#### Given information:
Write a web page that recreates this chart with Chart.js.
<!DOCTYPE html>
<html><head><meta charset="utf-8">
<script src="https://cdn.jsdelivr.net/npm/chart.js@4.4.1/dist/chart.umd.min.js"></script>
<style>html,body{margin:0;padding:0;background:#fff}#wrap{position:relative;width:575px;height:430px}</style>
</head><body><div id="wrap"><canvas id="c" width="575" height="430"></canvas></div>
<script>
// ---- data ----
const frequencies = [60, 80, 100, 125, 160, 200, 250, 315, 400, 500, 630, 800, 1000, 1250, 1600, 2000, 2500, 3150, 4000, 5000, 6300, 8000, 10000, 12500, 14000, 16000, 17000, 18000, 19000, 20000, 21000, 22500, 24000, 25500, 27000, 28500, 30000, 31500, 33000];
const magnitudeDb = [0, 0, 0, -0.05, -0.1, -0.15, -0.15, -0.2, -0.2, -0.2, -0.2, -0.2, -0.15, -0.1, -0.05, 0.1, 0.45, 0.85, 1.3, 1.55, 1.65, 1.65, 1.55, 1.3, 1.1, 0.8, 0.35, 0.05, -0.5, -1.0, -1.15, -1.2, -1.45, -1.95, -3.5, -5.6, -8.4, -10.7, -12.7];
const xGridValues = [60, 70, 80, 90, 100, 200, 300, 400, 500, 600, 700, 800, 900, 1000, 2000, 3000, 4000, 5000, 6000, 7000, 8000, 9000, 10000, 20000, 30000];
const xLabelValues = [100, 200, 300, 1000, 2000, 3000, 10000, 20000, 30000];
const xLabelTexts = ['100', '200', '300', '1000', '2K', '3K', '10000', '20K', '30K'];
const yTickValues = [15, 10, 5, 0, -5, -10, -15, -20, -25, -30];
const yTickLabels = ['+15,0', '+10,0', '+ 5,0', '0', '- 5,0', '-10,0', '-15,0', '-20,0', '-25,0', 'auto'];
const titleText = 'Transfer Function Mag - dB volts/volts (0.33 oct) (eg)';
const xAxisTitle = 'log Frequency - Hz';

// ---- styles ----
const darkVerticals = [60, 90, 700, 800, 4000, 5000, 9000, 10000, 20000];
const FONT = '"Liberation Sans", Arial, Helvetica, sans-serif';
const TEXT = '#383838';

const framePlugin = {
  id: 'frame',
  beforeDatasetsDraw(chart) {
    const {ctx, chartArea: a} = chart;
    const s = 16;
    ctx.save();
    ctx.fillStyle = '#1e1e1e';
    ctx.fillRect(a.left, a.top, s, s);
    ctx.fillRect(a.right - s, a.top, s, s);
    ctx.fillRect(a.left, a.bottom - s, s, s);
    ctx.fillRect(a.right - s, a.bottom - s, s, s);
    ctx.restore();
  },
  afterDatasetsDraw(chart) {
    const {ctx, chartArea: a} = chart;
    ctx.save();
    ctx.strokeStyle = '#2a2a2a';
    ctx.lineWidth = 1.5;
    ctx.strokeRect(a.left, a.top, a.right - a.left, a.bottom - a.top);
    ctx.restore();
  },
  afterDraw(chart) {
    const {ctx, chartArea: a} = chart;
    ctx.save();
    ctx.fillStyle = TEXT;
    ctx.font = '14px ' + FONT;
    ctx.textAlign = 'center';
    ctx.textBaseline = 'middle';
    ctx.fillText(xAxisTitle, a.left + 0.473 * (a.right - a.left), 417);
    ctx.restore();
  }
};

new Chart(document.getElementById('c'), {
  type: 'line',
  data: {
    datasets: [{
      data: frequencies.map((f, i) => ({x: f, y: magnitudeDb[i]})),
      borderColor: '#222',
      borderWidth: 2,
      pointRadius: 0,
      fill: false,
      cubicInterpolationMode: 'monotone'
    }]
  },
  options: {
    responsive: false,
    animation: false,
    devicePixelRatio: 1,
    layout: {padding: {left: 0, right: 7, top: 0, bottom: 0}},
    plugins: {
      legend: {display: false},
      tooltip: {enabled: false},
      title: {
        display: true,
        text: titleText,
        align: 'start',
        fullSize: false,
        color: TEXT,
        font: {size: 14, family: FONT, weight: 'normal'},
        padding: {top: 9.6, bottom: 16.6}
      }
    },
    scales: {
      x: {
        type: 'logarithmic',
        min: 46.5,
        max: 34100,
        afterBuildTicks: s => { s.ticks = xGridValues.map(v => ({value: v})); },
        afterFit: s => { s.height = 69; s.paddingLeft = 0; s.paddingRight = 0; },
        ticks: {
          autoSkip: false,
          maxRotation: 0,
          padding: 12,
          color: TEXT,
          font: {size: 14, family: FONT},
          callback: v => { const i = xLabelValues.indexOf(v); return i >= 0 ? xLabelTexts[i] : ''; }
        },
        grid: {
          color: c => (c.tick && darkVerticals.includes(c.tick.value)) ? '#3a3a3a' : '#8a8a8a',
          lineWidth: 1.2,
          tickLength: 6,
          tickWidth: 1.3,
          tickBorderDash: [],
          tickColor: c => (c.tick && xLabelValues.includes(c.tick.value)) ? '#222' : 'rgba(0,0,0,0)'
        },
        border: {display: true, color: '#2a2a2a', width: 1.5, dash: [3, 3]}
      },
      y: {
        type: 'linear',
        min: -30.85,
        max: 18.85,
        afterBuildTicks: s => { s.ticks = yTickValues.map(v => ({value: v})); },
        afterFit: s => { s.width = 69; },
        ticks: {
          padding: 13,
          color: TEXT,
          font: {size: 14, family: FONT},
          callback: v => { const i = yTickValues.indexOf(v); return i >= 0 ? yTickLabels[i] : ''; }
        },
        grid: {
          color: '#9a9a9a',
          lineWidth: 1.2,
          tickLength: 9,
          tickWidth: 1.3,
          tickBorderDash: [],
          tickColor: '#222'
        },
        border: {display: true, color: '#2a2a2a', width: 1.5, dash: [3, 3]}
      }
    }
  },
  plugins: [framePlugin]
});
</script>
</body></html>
...
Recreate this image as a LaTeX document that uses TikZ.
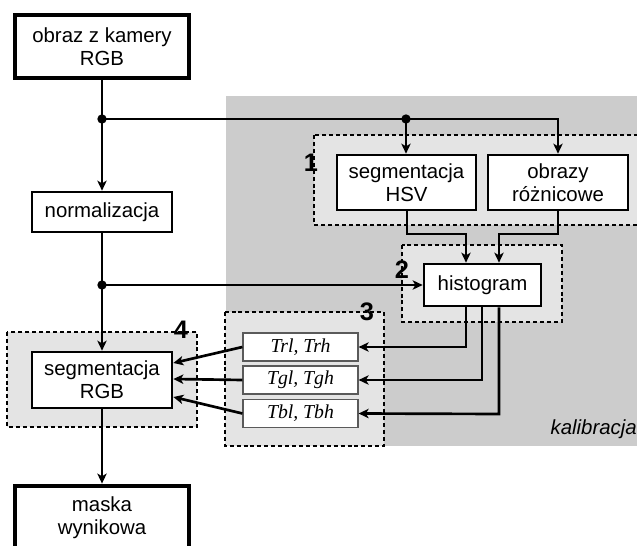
---
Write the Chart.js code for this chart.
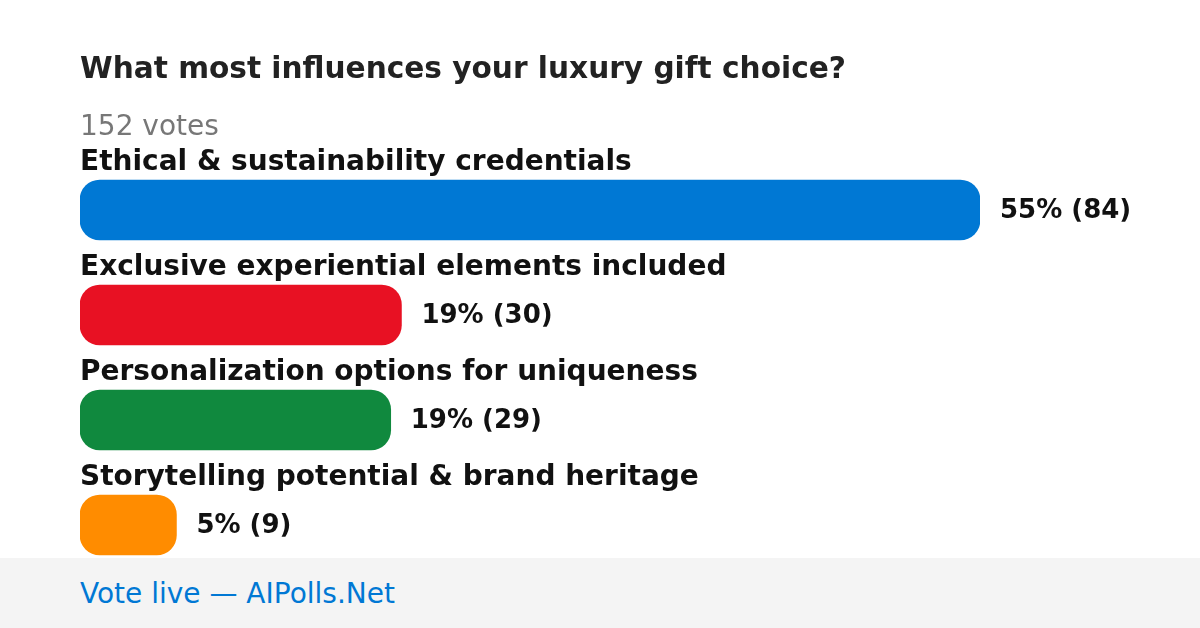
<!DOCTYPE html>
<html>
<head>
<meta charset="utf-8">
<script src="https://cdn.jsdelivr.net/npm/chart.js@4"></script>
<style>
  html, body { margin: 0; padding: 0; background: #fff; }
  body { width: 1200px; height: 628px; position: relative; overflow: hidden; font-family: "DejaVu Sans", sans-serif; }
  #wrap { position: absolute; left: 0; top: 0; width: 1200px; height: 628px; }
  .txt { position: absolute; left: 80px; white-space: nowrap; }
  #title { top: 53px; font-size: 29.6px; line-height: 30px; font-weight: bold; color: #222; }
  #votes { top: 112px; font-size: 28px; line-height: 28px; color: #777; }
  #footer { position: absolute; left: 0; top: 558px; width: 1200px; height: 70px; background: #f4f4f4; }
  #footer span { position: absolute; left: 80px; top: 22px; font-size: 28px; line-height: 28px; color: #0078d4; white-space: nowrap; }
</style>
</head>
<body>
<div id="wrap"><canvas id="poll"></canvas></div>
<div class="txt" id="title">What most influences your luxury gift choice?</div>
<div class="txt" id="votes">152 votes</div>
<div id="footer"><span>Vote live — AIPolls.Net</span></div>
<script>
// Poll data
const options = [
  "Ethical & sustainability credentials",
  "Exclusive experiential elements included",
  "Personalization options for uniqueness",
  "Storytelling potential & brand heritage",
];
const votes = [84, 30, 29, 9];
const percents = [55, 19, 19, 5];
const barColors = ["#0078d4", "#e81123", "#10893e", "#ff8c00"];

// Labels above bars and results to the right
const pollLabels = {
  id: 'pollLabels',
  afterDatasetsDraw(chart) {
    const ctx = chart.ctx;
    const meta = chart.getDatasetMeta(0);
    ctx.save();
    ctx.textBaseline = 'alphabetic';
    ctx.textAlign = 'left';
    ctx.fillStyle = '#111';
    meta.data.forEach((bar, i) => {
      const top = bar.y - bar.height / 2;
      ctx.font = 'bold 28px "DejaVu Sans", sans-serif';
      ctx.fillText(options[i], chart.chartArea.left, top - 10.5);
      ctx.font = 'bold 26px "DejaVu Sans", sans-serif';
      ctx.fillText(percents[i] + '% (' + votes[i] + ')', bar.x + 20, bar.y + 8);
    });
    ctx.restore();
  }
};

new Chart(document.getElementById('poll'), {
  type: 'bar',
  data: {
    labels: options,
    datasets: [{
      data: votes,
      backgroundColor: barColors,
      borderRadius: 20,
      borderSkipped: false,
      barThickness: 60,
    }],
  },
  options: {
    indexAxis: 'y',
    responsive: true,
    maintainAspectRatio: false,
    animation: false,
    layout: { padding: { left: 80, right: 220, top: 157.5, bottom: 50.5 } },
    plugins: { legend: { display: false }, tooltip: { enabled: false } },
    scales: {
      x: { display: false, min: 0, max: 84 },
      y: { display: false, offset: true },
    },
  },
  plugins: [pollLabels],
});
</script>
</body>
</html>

#### Exercise description:
From the entries, copy out each line containing the word "Write".

#### Solution to the exercise:
Write a web page that recreates this chart with Chart.js.
Write the Chart.js code for this chart.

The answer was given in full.